I decided I had to buy groceries today unless I wanted to live on string cheese and cucumber… which I could have, believe me.  But a little nagging voice in my head said I should go to the grocery story because that is what successful living-aloners do.  They keep enough food in their house so they can be healthy and eat a balanced diet.  

I was also thinking of how I would occupy myself all day.  I’ve been reading this book all week, and I’d really like to finish it but I’m only halfway through.  It’s a pretty thick book.  I probably couldn’t have finished it today if I tried.  But do people who live alone stay home all day and read on their days off, even when a lot of what they do during the week if they’re not working is read?  It seemed like my day off shouldn’t be like any other day. 

And where do I start with the lights and air con and shower?  I’ve been taking cold showers anyway because it’s so hot in my apartment and it feels good.  But I’m not one to feel relaxed in a cold shower, so when I’m shampooing or soaping, I turn the water off, and just use the cold water to rinse.  I started wondering, will I continue to take cold showers when my apartment is cold?  Will I continue this past the point of comfort because it’s cheap?  Will that water saving technique be successful?  Or unsuccessful because I’m sacrificing comfort?  What about when I should have turned the light on to read, but sat struggling to read in the dark because the lights cost money?  And what about the air con that I could be using more often to make my apartment cooler and more comfy, but all I see is my money draining away?  Is it successful to sit in the dark and save money?  No one will ever know that you are reading your book in the dark… Where do you draw lines between saving money, using the environment’s resources wisely, and being comfortable?  When you live alone, do you take it to the one extreme that you care most about?    

I wanted so badly to be good at living alone.  But then I realized that I live alone, so the only definition of success that matters is my own (all selfishness aside).  All the pressure to be successful was coming from me.  And I have been successful already. 

Yes, maybe I ate the first few meals in my new home with my fingers.  

Yes, maybe I should have bought toilet paper when I was moving in.

Yes, maybe I still don’t have a garbage can, but that trash bag is working quite well. 

I have food, and I’ve been cooking.

I have read ½ a book. 

I have written down some great stories about school.
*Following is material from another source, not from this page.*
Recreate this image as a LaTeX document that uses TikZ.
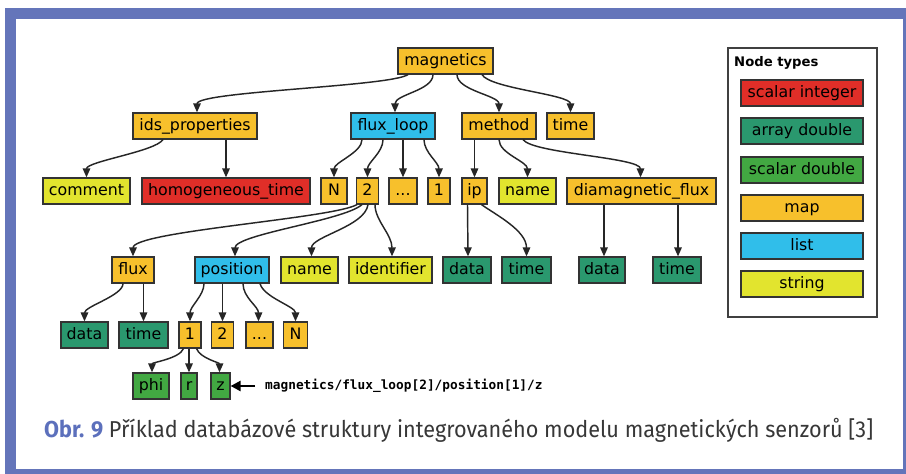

I have a clean house and clean clothes. 

And I’m comfortable, proudly saving myself money and conserving water all at the same time.  

My key to success when living alone is to get my needs sorted out while doing what I want. And when something comes up, I’ll just compromise.  After all, it’s just me!  When I’m at home, the only person I have to please is myself.  With the correct priorities and attention to responsibility, everything will get done at the right time, just like my laundry.